▶ [GIVEN INFORMATION]:

========

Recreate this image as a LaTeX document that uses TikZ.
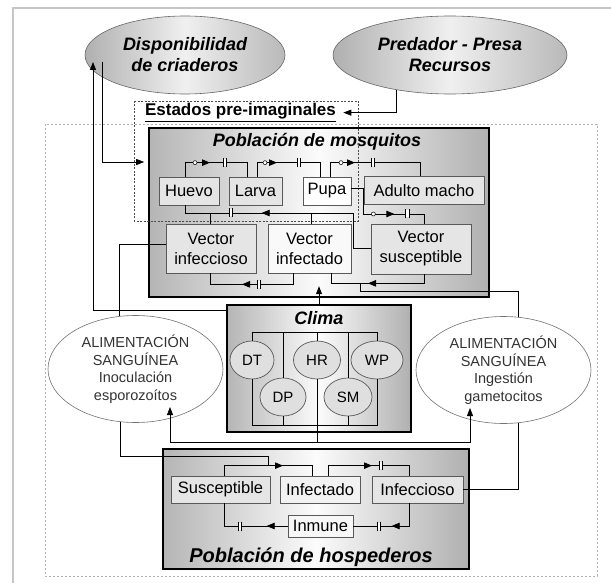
\documentclass[tikz,border=0pt]{standalone}
\usepackage{fontspec}
\setmainfont{Liberation Sans}
\usetikzlibrary{arrows.meta,decorations.markings,shapes.geometric}

\tikzset{
  panel/.style={draw=black, line width=1.6pt, left color=gray!58, right color=gray!62, middle color=gray!3},
  ptitle/.style={font=\fontsize{18}{20}\selectfont\bfseries\itshape},
  stock/.style={draw=black!65, line width=0.7pt, fill=gray!20, inner sep=0pt, align=center,
    font=\fontsize{16.5}{20}\selectfont, minimum height=28},
  topcloud/.style={ellipse, draw=black!60, line width=0.6pt, left color=gray!62, right color=gray!55,
    middle color=gray!12, align=center, font=\fontsize{18}{21}\selectfont\bfseries\itshape},
  feed/.style={ellipse, draw=black!55, line width=0.6pt, fill=white, inner sep=1pt, align=center,
    text=black!80, font=\fontsize{14.5}{17.5}\selectfont},
  factor/.style={ellipse, draw=black!65, line width=0.7pt, fill=gray!25, inner sep=0pt,
    font=\fontsize{15}{17}\selectfont, minimum height=38},
  regionline/.style={draw=gray!60, line width=0.8pt, dash pattern=on 2pt off 2pt},
  stagebox/.style={draw=black!70, line width=0.8pt, dash pattern=on 2pt off 1.5pt},
  valvecirc/.style={postaction={decorate, decoration={markings,
    mark=at position #1 with {\draw[fill=white, line width=0.5pt] (0,0) circle (2pt);}}}},
  valvetip/.style={postaction={decorate, decoration={markings,
    mark=at position #1 with {\arrow{Triangle[length=8pt,width=6.5pt]}}}}},
  valvebars/.style={postaction={decorate, decoration={markings,
    mark=at position #1 with {\fill[white] (-1.6pt,-3.5pt) rectangle (1.6pt,3.5pt);
      \draw[line width=0.7pt] (-1.6pt,-4.5pt) -- (-1.6pt,4.5pt) (1.6pt,-4.5pt) -- (1.6pt,4.5pt);}}}},
}

\begin{document}
\begin{tikzpicture}[x=1pt, y=-1pt, line width=0.8pt, >={Triangle[length=8pt,width=6pt]}]
  \useasboundingbox (0,0) rectangle (611,583);
  \fill[white] (0,0) rectangle (611,583);
  \draw[line width=2pt, draw=gray!45] (13,583) -- (13,8) -- (611,8);
  \draw[regionline] (45,124) rectangle (597,576);

  % influences
  \node[topcloud, minimum width=200, minimum height=78] (disp) at (185,55) {Disponibilidad\\de criaderos};
  \node[topcloud, minimum width=234, minimum height=78] (pred) at (450,55) {Predador - Presa\\Recursos};

  % panels
  \node[panel, minimum width=340, minimum height=169] (mosq) at (319,212.5) {};
  \node[panel, minimum width=184, minimum height=127] (clima) at (319,368.5) {};
  \node[panel, minimum width=306, minimum height=120] (host) at (316,509) {};
  \node[ptitle] (mosqtitle) at (317,142) {Población de mosquitos};
  \node[ptitle] (climatitle) at (319,318) {Clima};
  \node[ptitle, font=\fontsize{20}{22}\selectfont\bfseries\itshape] (hosttitle) at (311,557) {Población de hospederos};

  % mosquito stocks
  \node[stock, minimum width=60] (huevo) at (189,191) {Huevo};
  \node[stock, minimum width=53] (larva) at (255.5,191) {Larva};
  \node[stock, minimum width=48, fill=white] (pupa) at (327,191) {Pupa};
  \node[stock, minimum width=120] (adulto) at (424,190.5) {Adulto macho};
  \node[stock, minimum width=90, minimum height=49] (vinfeccioso) at (211,248.5) {Vector\\infeccioso};
  \node[stock, minimum width=83, minimum height=49, fill=gray!5] (vinfectado) at (309.5,248.5) {Vector\\infectado};
  \node[stock, minimum width=100, minimum height=50] (vsusceptible) at (421,249) {Vector\\susceptible};

  % climate factors
  \node[factor, minimum width=44] (dt) at (252,360) {DT};
  \node[factor, minimum width=47] (hr) at (317,360) {HR};
  \node[factor, minimum width=52] (wp) at (377,360) {WP};
  \node[factor, minimum width=46] (dp) at (283,397) {DP};
  \node[factor, minimum width=48] (sm) at (348,397) {SM};

  % host stocks
  \node[stock, minimum width=99, minimum height=27] (susceptible) at (220.5,489.5) {Susceptible};
  \node[stock, minimum width=80, minimum height=27, fill=gray!10] (infectado) at (320,489.5) {Infectado};
  \node[stock, minimum width=91, minimum height=27] (infeccioso) at (417.5,489.5) {Infeccioso};
  \node[stock, minimum width=65, minimum height=22, fill=gray!6] (inmune) at (320.5,526) {Inmune};

  % blood meals
  \node[feed, minimum width=175, minimum height=107] (inoculacion) at (135.5,369) {ALIMENTACIÓN\\SANGUÍNEA\\Inoculación\\esporozoítos};
  \node[feed, minimum width=175, minimum height=107] (ingestion) at (503.5,370) {ALIMENTACIÓN\\SANGUÍNEA\\Ingestión\\gametocitos};

  % pre-imaginal stages
  \draw[stagebox] (134,101) rectangle (358,221);
  \node[font=\fontsize{17}{20}\selectfont\bfseries, inner sep=2pt, anchor=base] (estados) at (240.5,116) {\underline{Estados pre-imaginales}};

  % mosquito flows
  \draw[valvecirc=24pt, valvetip=39pt, valvebars=54pt] ([xshift=-4]huevo.north) -- ++(0,-14) -| ([xshift=-8.5]larva.north);
  \draw[valvecirc=22pt, valvetip=34pt, valvebars=56pt] ([xshift=1.5]larva.north) -- ++(0,-14) -| ([xshift=-7]pupa.north);
  \draw[valvecirc=25pt, valvetip=39pt, valvebars=57pt] ([xshift=3]pupa.north) -- ++(0,-14) -| ([xshift=-4]adulto.north);
  \draw[valvecirc=48pt, valvetip=69pt, valvebars=82pt] ([yshift=3]pupa.east) -- ++(12,0) -- ++(0,26) -| ([xshift=3]vsusceptible.north);
  \draw[valvetip=144pt, valvebars=175pt] ([yshift=1]vsusceptible.west) -- ++(-17,0) -- ++(0,-35) -| ([xshift=-4]huevo.south);
  \draw ([xshift=-1]vinfeccioso.north) -- ++(0,-11);
  \draw ([xshift=1.5]vinfectado.north) -- ++(0,-11);
  \draw[valvetip=62pt, valvebars=45pt] ([xshift=-16.5]vinfectado.south) -- ++(0,11) -| ([xshift=-1]vinfeccioso.south);
  \draw[valvetip=65pt] ([xshift=3]vsusceptible.south) -- ++(0,9) -| ([xshift=21.5]vinfectado.south);
  \coordinate (ingestjoin) at (360,283);
  \draw (ingestion.74) |- ([yshift=-8]ingestjoin) -- (ingestjoin);
  \draw ([yshift=4.5]vinfeccioso.west) -| (inoculacion.107);

  % outside influences
  \draw[->] (clima.north) -- ++(0,-18);
  \draw[->] ([yshift=-6]clima.north west) -| ([shift={(-92,7)}]disp.center);
  \draw[->] ([shift={(-83,7)}]disp.center) |- ([shift={(-4,-50.5)}]mosq.west);
  \draw[->] (pred.213) |- ([xshift=5]estados.east);

  % climate bus
  \coordinate (bustop) at ([yshift=-28]clima.north);
  \coordinate (busbot) at ([yshift=7]clima.south);
  \draw (dt.north |- bustop) -- (wp.north |- bustop);
  \draw (dt.south |- busbot) -- (wp.south |- busbot);
  \foreach \f in {dt,hr,wp,dp,sm} {
    \draw (\f.north) -- (\f.north |- bustop);
    \draw (\f.south) -- (\f.south |- busbot);
  }
  \path (hr.south |- clima.south) ++(0,10) coordinate (feedsplit);
  \draw (hr.south) -- (feedsplit);
  \draw[->] (feedsplit) -| ([shift={(34.5,38)}]inoculacion.center);
  \draw[->] (feedsplit) -| ([shift={(-33.5,38)}]ingestion.center);

  % host flows
  \coordinate (hostjoin) at (268,466);
  \draw (inoculacion.254) |- ([yshift=10]hostjoin) -- (hostjoin);
  \draw[valvetip=69pt] ([xshift=3.5]susceptible.north) -- ++(0,-10) -| ([xshift=-8]infectado.north);
  \draw[valvetip=54pt, valvebars=63pt] ([xshift=8]infectado.north) -- ++(0,-10) -| ([xshift=-8.5]infeccioso.north);
  \draw[valvetip=40pt, valvebars=53pt] ([xshift=-8.5]infeccioso.south) |- (inmune.east);
  \draw[valvetip=21pt, valvebars=48pt] (inmune.west) -| ([xshift=3.5]susceptible.south);
  \draw (infeccioso.east) -| (ingestion.286);
\end{tikzpicture}
\end{document}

========

▶ [TASK DESCRIPTION]:
Starting at the top of the listing above, reproduce each line up to and including the one with "minimum width=234, minimum"; omit the pictures.

▶ [EXPECTED ANSWER]:
Recreate this image as a LaTeX document that uses TikZ.
\documentclass[tikz,border=0pt]{standalone}
\usepackage{fontspec}
\setmainfont{Liberation Sans}
\usetikzlibrary{arrows.meta,decorations.markings,shapes.geometric}

\tikzset{
  panel/.style={draw=black, line width=1.6pt, left color=gray!58, right color=gray!62, middle color=gray!3},
  ptitle/.style={font=\fontsize{18}{20}\selectfont\bfseries\itshape},
  stock/.style={draw=black!65, line width=0.7pt, fill=gray!20, inner sep=0pt, align=center,
    font=\fontsize{16.5}{20}\selectfont, minimum height=28},
  topcloud/.style={ellipse, draw=black!60, line width=0.6pt, left color=gray!62, right color=gray!55,
    middle color=gray!12, align=center, font=\fontsize{18}{21}\selectfont\bfseries\itshape},
  feed/.style={ellipse, draw=black!55, line width=0.6pt, fill=white, inner sep=1pt, align=center,
    text=black!80, font=\fontsize{14.5}{17.5}\selectfont},
  factor/.style={ellipse, draw=black!65, line width=0.7pt, fill=gray!25, inner sep=0pt,
    font=\fontsize{15}{17}\selectfont, minimum height=38},
  regionline/.style={draw=gray!60, line width=0.8pt, dash pattern=on 2pt off 2pt},
  stagebox/.style={draw=black!70, line width=0.8pt, dash pattern=on 2pt off 1.5pt},
  valvecirc/.style={postaction={decorate, decoration={markings,
    mark=at position #1 with {\draw[fill=white, line width=0.5pt] (0,0) circle (2pt);}}}},
  valvetip/.style={postaction={decorate, decoration={markings,
    mark=at position #1 with {\arrow{Triangle[length=8pt,width=6.5pt]}}}}},
  valvebars/.style={postaction={decorate, decoration={markings,
    mark=at position #1 with {\fill[white] (-1.6pt,-3.5pt) rectangle (1.6pt,3.5pt);
      \draw[line width=0.7pt] (-1.6pt,-4.5pt) -- (-1.6pt,4.5pt) (1.6pt,-4.5pt) -- (1.6pt,4.5pt);}}}},
}

\begin{document}
\begin{tikzpicture}[x=1pt, y=-1pt, line width=0.8pt, >={Triangle[length=8pt,width=6pt]}]
  \useasboundingbox (0,0) rectangle (611,583);
  \fill[white] (0,0) rectangle (611,583);
  \draw[line width=2pt, draw=gray!45] (13,583) -- (13,8) -- (611,8);
  \draw[regionline] (45,124) rectangle (597,576);

  % influences
  \node[topcloud, minimum width=200, minimum height=78] (disp) at (185,55) {Disponibilidad\\de criaderos};
  \node[topcloud, minimum width=234, minimum height=78] (pred) at (450,55) {Predador - Presa\\Recursos};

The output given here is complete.